Task:
Retype exactly the lines from the line containing "Recreate this image" through the line containing "import pandas as pd", both included, and nothing more; skip the pictures.

Lines of data:
──────

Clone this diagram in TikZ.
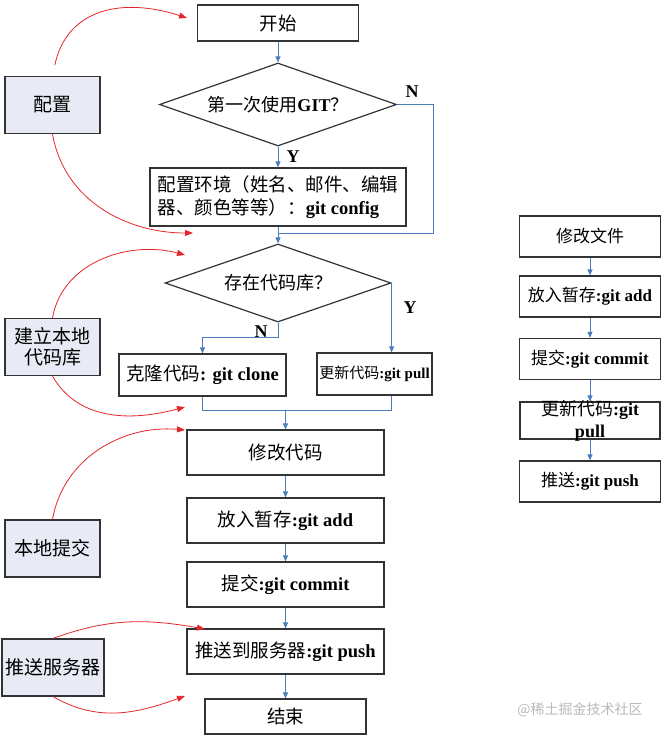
\documentclass[tikz,border=0pt]{standalone}
\usepackage{fontspec}
\setmainfont{Liberation Serif}
\newfontfamily\cjk{Noto Sans CJK SC}
\usetikzlibrary{shapes.geometric,arrows.meta}
\newcommand\gitcmd[1]{{\rmfamily\bfseries #1}}
\colorlet{box edge}{black!80}
\definecolor{phase area}{HTML}{E8EBF5}
\definecolor{flow blue}{HTML}{4A7EBB}
\definecolor{phase red}{HTML}{E3262B}
\tikzset{
  zh/.style={font=\cjk\fontsize{18.5}{23}\selectfont},
  outline/.style={draw=box edge, line width=1.2pt}
  }
\tikzstyle{step box} = [rectangle, outline, zh, minimum width=197pt, minimum height=45pt, inner sep=0pt]
\tikzstyle{phase box} = [rectangle, outline, fill=phase area, font=\cjk\fontsize{19}{21}\selectfont, minimum height=57pt, align=center, inner sep=0pt]
\tikzstyle{decision} = [diamond, outline, font=\cjk\fontsize{18}{22}\selectfont, aspect=2.8, inner sep=0pt]
\tikzstyle{side box} = [rectangle, outline, font=\cjk\fontsize{17}{21}\selectfont, minimum width=141pt, minimum height=41pt, inner sep=0pt]
\tikzstyle{flow line} = [draw, flow blue, line width=0.9pt]
\tikzstyle{flow edge} = [flow line, -{Triangle[length=6pt,width=5pt]}]
\tikzstyle{phase edge} = [draw, phase red, line width=0.8pt, -{Triangle[length=8pt,width=6pt]}]
\tikzstyle{answer} = [font=\bfseries\fontsize{18}{18}\selectfont, inner sep=0pt]
\def\mainsteps{{(285.5,-452.5)/modify/修改代码}, {(285.5,-520.5)/add/放入暂存\gitcmd{:git add}}, {(285.5,-584.5)/commit/提交\gitcmd{:git commit}}, {(285.5,-651.5)/push/推送到服务器\gitcmd{:git push}}}
\def\phases{{(52.5,-105)/lcfg/95/配置}, {(52.5,-347)/lrepo/95/建立本地\\代码库}, {(52.5,-548.5)/lcommit/95/本地提交}, {(53,-667.5)/lpush/102/推送服务器}}
\def\sidesteps{{(590,-236.5)/rmod/修改文件}, {(590,-296.5)/radd/放入暂存\gitcmd{:git add}}, {(590,-359)/rcommit/提交\gitcmd{:git commit}}, {(590,-481.5)/rpush/推送\gitcmd{:git push}}}

\begin{document}
\begin{tikzpicture}[x=1pt,y=1pt]
    \useasboundingbox (0,0) rectangle (662,-737);

    % The first part: configuration and repository
    \node[step box, minimum width=161pt, minimum height=36pt] (start) at (278,-23) {开始};
    \node[decision, minimum width=237pt, minimum height=83pt] (first) at (278,-104.5) {第一次使用\gitcmd{GIT}？};
    \node[step box, minimum width=256pt, minimum height=58pt, align=left] (config) at (278,-197) {配置环境（姓名、邮件、编辑\\器、颜色等等）：\gitcmd{git config}};
    \node[decision, minimum width=226pt, minimum height=78pt] (second) at (278,-283) {存在代码库？};
    \node[step box, minimum width=167pt, minimum height=42pt] (clone) at (202.5,-375) {克隆代码\gitcmd{: git clone}};
    \node[step box, minimum width=115pt, minimum height=42pt, font=\cjk\fontsize{15}{18}\selectfont] (update) at (374.5,-374) {更新代码\gitcmd{:git pull}};

    % The working steps
    \foreach \pos/\name/\txt in \mainsteps
      \node[step box] (\name) at \pos {\txt};
    \node[step box, minimum width=161pt, minimum height=35pt] (finish) at (285.5,-716.5) {结束};

    % The phases on the left
    \foreach \pos/\name/\boxw/\txt in \phases
      \node[phase box, minimum width=\boxw pt] (\name) at \pos {\txt};

    % The short list on the right
    \foreach \pos/\name/\txt in \sidesteps
      \node[side box] (\name) at \pos {\txt};
    \node[side box, minimum width=140pt, minimum height=37pt] (rpull) at (590,-420.5) {};
    \node[font=\cjk\fontsize{18}{22}\selectfont, align=center, inner sep=0pt] (rpulltext) at (rpull) {更新代码\gitcmd{:git}\\\gitcmd{pull}};

    % Yes and no
    \node[answer] (n1) at (412,-92) {N};
    \node[answer] (y1) at (293,-157) {Y};
    \node[answer] (n2) at (261,-332) {N};
    \node[answer] (y2) at (410,-308) {Y};

    % The straight connections
    \foreach \source/\sink in {start/first, first/config, config/second, modify/add, add/commit, commit/push, push/finish, rmod/radd, radd/rcommit, rcommit/rpull, rpull/rpush}
      \path[flow edge] (\source) -- (\sink);

    % The branches
    \coordinate (join) at (278,-233);
    \coordinate (nturn) at (433,-233);
    \coordinate (merge) at (285.5,-410);
    \path[flow line] (first.east) -| (nturn) -- (join);
    \path[flow edge] (second.south) -- ++(0,-15) -| (clone.north);
    \path[flow edge] (second.east) -- (second.east |- update.north);
    \path[flow line] (clone.south) |- (second.east |- merge) -- (second.east |- update.south);
    \path[flow edge] (merge) -- (modify);

    % The phases point at their steps
    \coordinate (cfgin) at (187,-18);
    \coordinate (cfgout) at (193,-233);
    \coordinate (repoin) at (185,-255);
    \coordinate (repoout) at (185,-407);
    \coordinate (commitin) at (185,-430);
    \coordinate (pushin) at (205,-629);
    \coordinate (pushout) at (185,-696);
    \path[phase edge, shorten <=11pt] (lcfg.north) to[out=78,in=162,looseness=1.2] (cfgin);
    \path[phase edge] (lcfg.south) to[out=-80,in=180] (cfgout);
    \path[phase edge] (lrepo.north) to[out=80,in=165] (repoin);
    \path[phase edge] (lrepo.south) to[out=-60,in=195] (repoout);
    \path[phase edge] (lcommit.north) to[out=80,in=175] (commitin);
    \path[phase edge] (lpush.north) to[out=20,in=170] (pushin);
    \path[phase edge] (lpush.south) to[out=-30,in=200] (pushout);

    \node[font=\cjk\fontsize{14}{14}\selectfont, text=gray!55] (mark) at (580,-710) {@稀土掘金技术社区};
\end{tikzpicture}
\end{document}
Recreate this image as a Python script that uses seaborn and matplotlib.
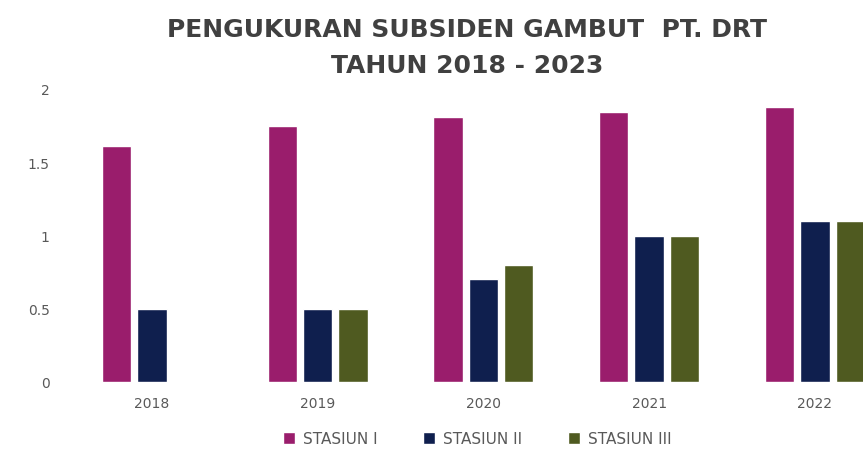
import matplotlib
matplotlib.use("Agg")
import matplotlib.pyplot as plt
import seaborn as sns
import pandas as pd

years = ["2018", "2019", "2020", "2021", "2022"]
series_names = ["STASIUN I", "STASIUN II", "STASIUN III"]
stasiun_1 = [1.61, 1.75, 1.81, 1.84, 1.88]
stasiun_2 = [0.50, 0.50, 0.70, 1.00, 1.10]
stasiun_3 = [0.00, 0.50, 0.80, 1.00, 1.10]
colors = ["#9a1d6c", "#0f1f4e", "#4f5a20"]

rows = []
for name, vals in zip(series_names, [stasiun_1, stasiun_2, stasiun_3]):
    for y, v in zip(years, vals):
        rows.append({"Tahun": y, "Stasiun": name, "Nilai": v})
df = pd.DataFrame(rows)

sns.set_theme(style="white")
plt.rcParams['font.family'] = ['DejaVu Sans']

fig = plt.figure(figsize=(8.63, 4.56), dpi=100)
ax = fig.add_axes([69/863, 73/456, 1 - 69/863, 293/456])

sns.barplot(data=df, x="Tahun", y="Nilai", hue="Stasiun", palette=colors,
            gap=0.17, width=0.64, ax=ax, saturation=1, legend=True)

ax.set_xlim(-0.5, 4.29)
ax.set_ylim(0, 2)
ax.set_yticks([0, 0.5, 1, 1.5, 2])
ax.set_yticklabels(["0", "0.5", "1", "1.5", "2"])
ax.set_xlabel("")
ax.set_ylabel("")
ax.tick_params(axis="both", colors="#595959", labelsize=10, length=0)
ax.tick_params(axis="y", pad=14)
ax.tick_params(axis="x", pad=10)
for s in ax.spines.values():
    s.set_visible(False)

ax.legend_.remove()
handles, labels = ax.get_legend_handles_labels()
fig.legend(handles, labels, loc="center", bbox_to_anchor=(477/863, 1 - 440/456),
           ncol=3, frameon=False, fontsize=11, labelcolor="#595959",
           handlelength=0.8, handleheight=0.8, columnspacing=3.0, handletextpad=0.5)

fig.text(467/863, 1 - 30/456, "PENGUKURAN SUBSIDEN GAMBUT  PT. DRT", ha="center", va="center",
         fontsize=18, fontweight="bold", color="#404040")
fig.text(467/863, 1 - 66/456, "TAHUN 2018 - 2023", ha="center", va="center",
         fontsize=18, fontweight="bold", color="#404040")

fig.savefig("out.png", dpi=100)
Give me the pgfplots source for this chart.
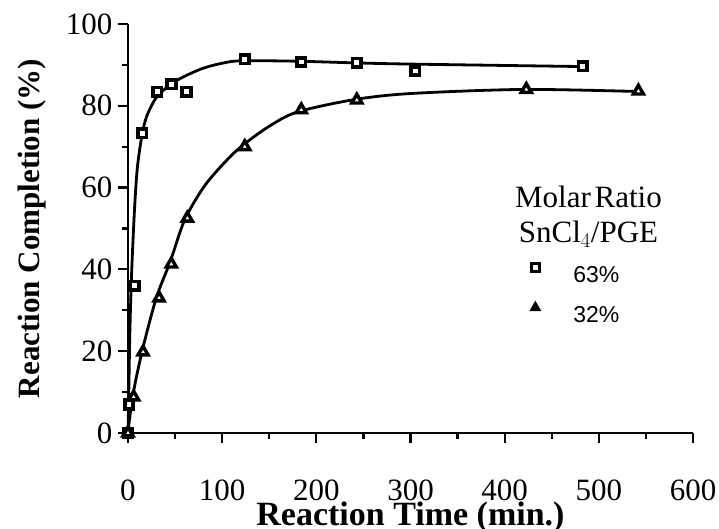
\documentclass[border=0pt]{standalone}
\usepackage{pgfplots}
\pgfplotsset{compat=1.18}
\usepackage{fontspec}
\setmainfont{Liberation Serif}
\setsansfont{Liberation Sans}
\begin{document}
\begin{tikzpicture}
\begin{axis}[
  scale only axis,
  width=565pt, height=409pt,
  xmin=0, xmax=600, ymin=0, ymax=100,
  axis x line*=bottom, axis y line*=left,
  axis line style={line width=2.6pt},
  xtick={0,100,...,600}, ytick={0,20,...,100},
  minor xtick={50,150,...,550}, minor ytick={10,30,...,90},
  xtick pos=bottom, ytick pos=left,
  xtick align=outside, ytick align=outside,
  major tick length=10pt, minor tick length=6pt,
  tick style={draw=black, line width=2.2pt},
  tick label style={font=\fontsize{31}{33}\selectfont},
  /pgf/number format/assume math mode=true,
  xticklabel style={anchor=north, yshift=-36pt, inner ysep=1pt},
  yticklabel style={anchor=east, xshift=-2pt},
  xlabel={\textbf{Reaction Time (min.)}},
  ylabel={\textbf{Reaction Completion (\%)}},
  xlabel style={font=\fontsize{34}{36}\selectfont, yshift=1pt, inner ysep=1pt},
  ylabel style={font=\fontsize{31}{33}\selectfont, yshift=13pt},
  clip=false,
  legend style={draw=none, fill=none, at={(axis cs:426,42)}, anchor=north west,
    font=\sffamily\fontsize{23}{25}\selectfont, row sep=15.5pt,
    legend cell align=left, inner sep=0pt},
  legend image code/.code={\path[draw=none,fill=none] (-6pt,2pt) rectangle (36pt,14pt);
    \draw[#1, mark size=3.8pt, line width=3.2pt] plot coordinates {(0pt,8pt)};},
]
\coordinate (ll) at (rel axis cs:0,0);
\coordinate (ur) at (rel axis cs:1,1);
% fitted curves
\addplot[line width=2.8pt, smooth, forget plot] coordinates {
(0,0) (1,12) (2,25) (4,40) (7,55) (10,65) (15,73) (20,77.5) (30,82) (45,85.2) (60,87.2) (80,89.2) (100,90.4) (120,91) (180,90.9) (240,90.5) (300,90.2) (480,89.6)};
\addplot[line width=2.8pt, smooth, forget plot] coordinates {
(0,0) (5,9) (15,20) (30,33) (45,42) (60,52) (80,60) (100,65.5) (120,70) (150,75) (180,78.5) (240,81.5) (300,83) (420,84) (540,83.5)};
% data markers
\addplot[only marks, mark=square*, mark size=4.3pt, line width=3.8pt, fill=white,
  mark options={solid}] coordinates {
(0,0) (1,7) (7,36) (15,73.3) (31,83.4) (46,85.3) (62,83.4) (124,91.4) (184,90.7) (243,90.5) (305,88.5) (483,89.7)};
\addlegendentry{63\%}
\addplot[only marks, mark=triangle*, mark size=5.8pt, line width=3.4pt, fill=white,
  mark options={solid}] coordinates {
(0,0) (6,8.8) (16,19.8) (33,33) (46,41.3) (63,52.5) (124,70) (184,79) (243,81.4) (423,84) (542,83.6)};
\addlegendentry{32\%}
\node[font=\fontsize{31}{35}\selectfont, align=center, inner sep=0pt, anchor=base] at (axis cs:489,46.5)
  {Molar\hspace{0.12em}Ratio\\SnCl$_4$/PGE};
\end{axis}
\pgfresetboundingbox
\path[use as bounding box] ([shift={(-128pt,-96pt)}]ll) rectangle ([shift={(26pt,24pt)}]ur);
\end{tikzpicture}
\end{document}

──────

Result of this exercise:
Recreate this image as a Python script that uses seaborn and matplotlib.
import matplotlib
matplotlib.use("Agg")
import matplotlib.pyplot as plt
import seaborn as sns
import pandas as pd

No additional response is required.